Painting the garden has been a combination of fun and extraordinary challenge. Verbalizing the difficulty with fellow painters has raised the issues involved and helped pinpoint them. The design is already done. There is a wild variety of shape/color/pattern issues that both limit artistic interpretation and force compliance of some sort for there to be a rendering at all. The color swaths also add a potential compositional hazard but are required in order to anchor the subject in reality. There's a lot going on. Because there are so many shapes/patterns/edges, the effects of the sun traveling is much more apparent than when in nature a plant community is rarely isolated to a handful of specimens and also limited to a handful of species. There is a formalized aspect of the garden space that again is predetermined and limits/compells the design making artistic processing much more convoluted and risky for the final interpretation to be successful.

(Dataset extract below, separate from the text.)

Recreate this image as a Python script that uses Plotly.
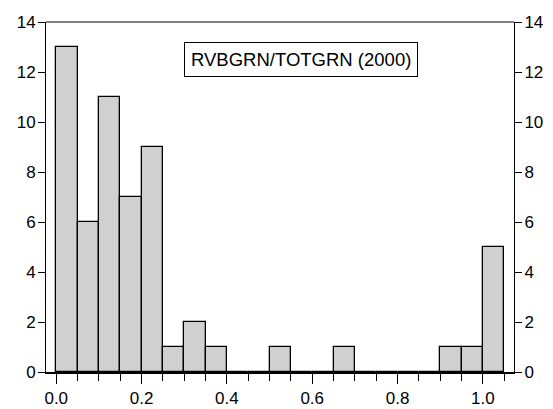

And, so, today I learned something important about getting the work done in a garden. Use the rectangles. Working in my currently happy format of very wide, and wider, I'm finding that the inherent rectangles of the garden can be used to structure the shapes in my painting compositions to my advantage. It is more geometric and much less organic, so be it. Leverage these things.
As Robert Genn has said many times about showing up for the work and finding one's way, today's painting showed me how to wrangle the rectangle into a subordinate position that helps the composition rather than hacking away at it.